I’m not a military member. I do talk to them though, and they’ve indicated their bosses are starting to get paranoid about all of the above. As silly as fighting a major fight with either China or Russia sounds right now. OTOH, it could be the MIC making boogeyman shadow puppets on the wall to justify new funding.

Moving towards stealthy delivery of ordnance within and beyond the FEBA seems to me—again, not a military guy—to radically change how the platoon or company commander in the fight gets additional fires upon a target. The perception I’ve read is that most fixed-wing CAS is too unwieldy in its operation, including things like deconfliction, to be of much utility in the COIN battles within e.g., Afghanistan. The Air Tasking Order is too complicated, needs to be done too far in advance, whatever. Rotary-wing assets, and stuff like AC-130s and Reapers for the cool guys, are far more responsive. But they aren’t stealthy. I guess they can always call in artillery.

Since this has become a tank thread, this video is always good to watch:

It shows the effect of normal rounds (ineffective), Squash rounds (causes spalling, unless tank has anti-spall liner,) sabots (scatters metal fragments inside compartment,) and HEAT rounds.

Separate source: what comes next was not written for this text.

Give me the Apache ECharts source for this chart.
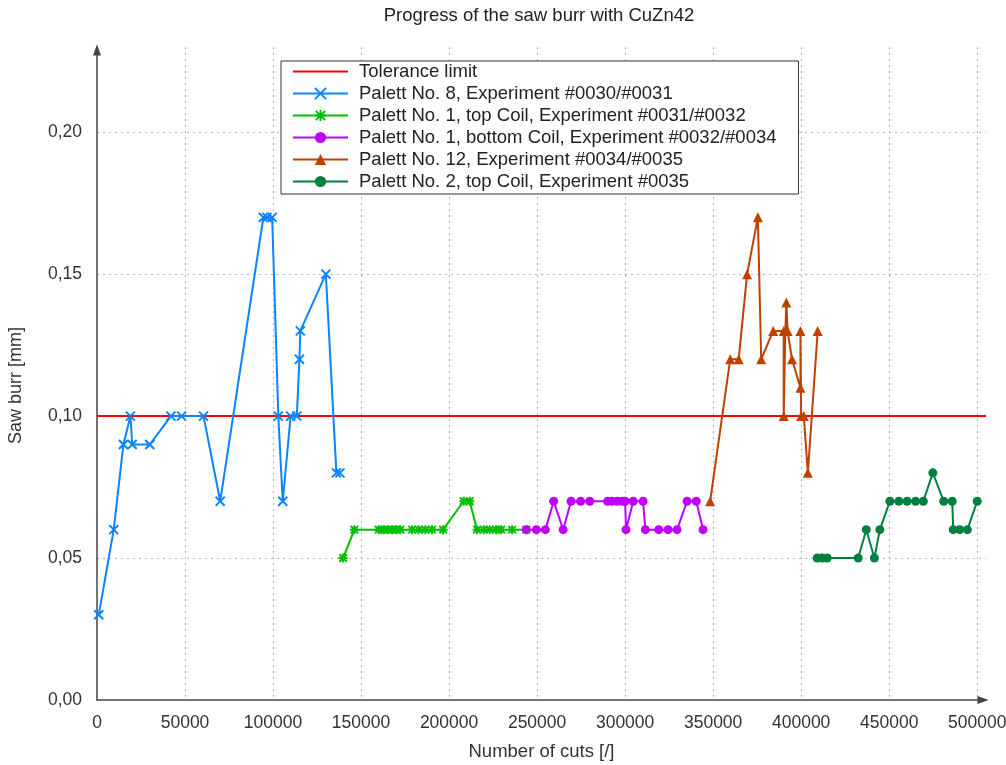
<!DOCTYPE html>
<html>
<head>
<meta charset="utf-8">
<script src="https://cdn.jsdelivr.net/npm/echarts@6/dist/echarts.min.js"></script>
<style>
  html, body { margin: 0; padding: 0; background: #fff; }
  #chart { width: 1006px; height: 765px; }
</style>
</head>
<body>
<div id="chart"></div>
<script>
// Tolerance limit for the saw burr
const toleranceCuts = [0, 505000];
const toleranceBurr = [0.10, 0.10];

// Palett No. 8, Experiment #0030/#0031
const palett8Cuts = [1000, 9500, 15000, 19000, 20000, 30000, 42000, 48000, 60500, 70000,
  94500, 96500, 99500, 103000, 105500, 110000, 113500, 115000, 115500, 130000, 136000, 138000];
const palett8Burr = [0.03, 0.06, 0.09, 0.10, 0.09, 0.09, 0.10, 0.10, 0.10, 0.07,
  0.17, 0.17, 0.17, 0.10, 0.07, 0.10, 0.10, 0.12, 0.13, 0.15, 0.08, 0.08];

// Palett No. 1, top Coil, Experiment #0031/#0032
const palett1TopCuts = [139800, 146200, 160000, 162900, 165100, 167600, 170100, 172300, 179000,
  182700, 186500, 190300, 196600, 208300, 211700, 215900, 219700, 223100, 226700, 229600, 235800, 243900];
const palett1TopBurr = [0.05, 0.06, 0.06, 0.06, 0.06, 0.06, 0.06, 0.06, 0.06,
  0.06, 0.06, 0.06, 0.06, 0.07, 0.07, 0.06, 0.06, 0.06, 0.06, 0.06, 0.06, 0.06];

// Palett No. 1, bottom Coil, Experiment #0032/#0034
const palett1BottomCuts = [243900, 249600, 254700, 259400, 264800, 269300, 274700, 279900, 290100,
  292600, 295500, 298300, 300000, 300500, 304600, 310200, 311500, 319100, 324400, 329500, 335200, 340400, 344300];
const palett1BottomBurr = [0.06, 0.06, 0.06, 0.07, 0.06, 0.07, 0.07, 0.07, 0.07,
  0.07, 0.07, 0.07, 0.07, 0.06, 0.07, 0.07, 0.06, 0.06, 0.06, 0.06, 0.07, 0.07, 0.06];

// Palett No. 12, Experiment #0034/#0035
const palett12Cuts = [348300, 359700, 364500, 369300, 375400, 377300, 384100, 390100, 390100,
  391000, 391600, 392300, 394800, 399600, 399600, 400000, 401500, 403800, 409400];
const palett12Burr = [0.07, 0.12, 0.12, 0.15, 0.17, 0.12, 0.13, 0.13, 0.10,
  0.13, 0.14, 0.13, 0.12, 0.11, 0.13, 0.10, 0.10, 0.08, 0.13];

// Palett No. 2, top Coil, Experiment #0035
const palett2TopCuts = [409100, 411900, 414800, 432400, 437000, 441600, 444700, 450400, 455500,
  460200, 465000, 469400, 474800, 481000, 485800, 486400, 490100, 494400, 500000];
const palett2TopBurr = [0.05, 0.05, 0.05, 0.05, 0.06, 0.05, 0.06, 0.07, 0.07,
  0.07, 0.07, 0.07, 0.08, 0.07, 0.07, 0.06, 0.06, 0.06, 0.07];

// Axis ticks
const xTicks = [0, 50000, 100000, 150000, 200000, 250000, 300000, 350000, 400000, 450000, 500000];
const yTicks = [0.00, 0.05, 0.10, 0.15, 0.20];

const FONT = '"Liberation Sans", Arial, sans-serif';
const zip = (xs, ys) => xs.map((x, i) => [x, ys[i]]);

const crossPath = 'path://M0,0L10,10M10,0L0,10';
const starPath = 'path://M0,0L10,10M10,0L0,10M5,-1L5,11M-1,5L11,5';

function lineSeries(name, xs, ys, color, symbol, size, hollow) {
  return {
    name: name,
    type: 'line',
    data: zip(xs, ys),
    symbol: symbol,
    symbolSize: size,
    showAllSymbol: true,
    lineStyle: { color: color, width: 2 },
    itemStyle: hollow
      ? { color: color, borderColor: color, borderWidth: 2 }
      : { color: color, borderColor: color, borderWidth: 0 },
    emphasis: { disabled: true },
    z: 3
  };
}

const chart = echarts.init(document.getElementById('chart'), null, { renderer: 'canvas' });

const axisArrow = {
  show: true,
  symbol: ['none', 'triangle'],
  symbolSize: [8, 11],
  symbolOffset: [0, -3],
  lineStyle: { color: '#444', width: 1.5 }
};
const dotted = { show: true, showMinLine: false, showMaxLine: false,
  lineStyle: { color: '#b4b4b4', width: 1, type: [2, 4] } };

chart.setOption({
  animation: false,
  backgroundColor: '#ffffff',
  textStyle: { fontFamily: FONT },
  title: {
    text: 'Progress of the saw burr with CuZn42',
    left: 534,
    textAlign: 'center',
    top: 1,
    textStyle: { fontFamily: FONT, fontSize: 18.5, fontWeight: 'normal', color: '#222' }
  },
  legend: {
    orient: 'vertical',
    left: 281,
    top: 61,
    padding: [1, 22, 3, 11],
    itemWidth: 55,
    itemHeight: 14,
    itemGap: 3,
    backgroundColor: '#fff',
    borderColor: '#333',
    borderWidth: 1,
    textStyle: { fontFamily: FONT, fontSize: 18.5, lineHeight: 18, color: '#222', padding: [0, 0, 0, 6] },
    data: [
      { name: 'Tolerance limit', itemStyle: { opacity: 0 } },
      'Palett No. 8, Experiment #0030/#0031',
      'Palett No. 1, top Coil, Experiment #0031/#0032',
      'Palett No. 1, bottom Coil, Experiment #0032/#0034',
      'Palett No. 12, Experiment #0034/#0035',
      'Palett No. 2, top Coil, Experiment #0035'
    ]
  },
  grid: { left: 97, right: 20, top: 47, bottom: 65, containLabel: false, outerBoundsMode: 'none' },
  xAxis: {
    type: 'value',
    min: 0,
    max: 505000,
    interval: 50000,
    name: 'Number of cuts [/]',
    nameLocation: 'middle',
    nameGap: 42,
    nameTextStyle: { fontFamily: FONT, fontSize: 18.5, color: '#333' },
    axisLine: axisArrow,
    axisTick: { show: false },
    axisLabel: {
      margin: 14, fontSize: 17.5, color: '#333', fontFamily: FONT, showMaxLabel: false,
      formatter: v => (xTicks.indexOf(v) >= 0 ? String(v) : '')
    },
    splitLine: dotted
  },
  yAxis: {
    type: 'value',
    min: 0,
    max: 0.23,
    interval: 0.05,
    name: 'Saw burr [mm]',
    nameLocation: 'middle',
    nameGap: 72,
    nameRotate: 90,
    nameTextStyle: { fontFamily: FONT, fontSize: 18, color: '#333', padding: [0, 24, 0, 0] },
    axisLine: axisArrow,
    axisTick: { show: false },
    axisLabel: {
      margin: 15, fontSize: 17.5, color: '#333', fontFamily: FONT, showMaxLabel: false,
      formatter: v => {
        const t = yTicks.find(k => Math.abs(k - v) < 1e-9);
        return t === undefined ? '' : t.toFixed(2).replace('.', ',');
      }
    },
    splitLine: dotted
  },
  series: [
    {
      name: 'Tolerance limit',
      type: 'line',
      data: zip(toleranceCuts, toleranceBurr),
      symbol: 'none',
      lineStyle: { color: '#ff0000', width: 2 },
      itemStyle: { color: '#ff0000' },
      emphasis: { disabled: true },
      z: 2
    },
    lineSeries('Palett No. 8, Experiment #0030/#0031', palett8Cuts, palett8Burr, '#0a84ff', crossPath, 9, true),
    lineSeries('Palett No. 1, top Coil, Experiment #0031/#0032', palett1TopCuts, palett1TopBurr, '#00c000', starPath, 9, true),
    lineSeries('Palett No. 1, bottom Coil, Experiment #0032/#0034', palett1BottomCuts, palett1BottomBurr, '#c000ff', 'circle', 9, false),
    lineSeries('Palett No. 12, Experiment #0034/#0035', palett12Cuts, palett12Burr, '#c04000', 'triangle', 10, false),
    lineSeries('Palett No. 2, top Coil, Experiment #0035', palett2TopCuts, palett2TopBurr, '#00803f', 'circle', 9, false)
  ]
});
</script>
</body>
</html>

The Misznay-Schardin (MS 'cause I don’t want to type that again) are a “plate charge”. Also known as Explosively Formed Projectiles EFPs. They are a kinetic energy round related to the Sabot tank rounds - solid rod penetrators. The earliest/simplest were sticks of dynamite or other explosive attached to the underside of a manhole cover. Remotely detonated when the tank/vehicle passed over the cover. The center of the cover would bow upward making a blunt penetrator round. The underside of tanks are thin on armor as well.

Some US weapons using the EFPs are TOW2B missiles and Remote Anti-Armor Mines RAAM submunitions ejected from a 155mm projectile body. Also see Gator, Volcano in the Family of Scatterable Mines (FASCM). Also a SADARM munition (Sense and Destroy ARMor) uses an EFP as the kill mechanism.

More about the SADARM in a 155mm projectile. Wiki: SADARM - Wikipedia
Wiki show the projectile as in developement in the late 80s, some poor test results in 1993 and then more development and successful testing in 1995. Also combat use in 2003, Desert Storm II Electric Boogaloo. I was in Saudi Arabia (and Iraq and Kuwait) during the Original Desert Storm. We had a single pallet (24 rounds) of the experiments rounds. They were not fired to my knowledge and were probably shipped back for the later tests. Also weird that we had experimental pallets of 155mm Electronic Jamming Projectiles (supposedly just developmental); 155mm HEERBB projectiles - 155mm High Explosive Extended Range Base Bleed rounds (not rocket assisted); and 155mm empty cargo projectiles (M483 bodies) designated as leaflet rounds (please surrender!). Crazy stuff that were supposed to be “future” rounds but were on hand NOW/then.

EFPs can also be called Self Forging Fragments for more trivia.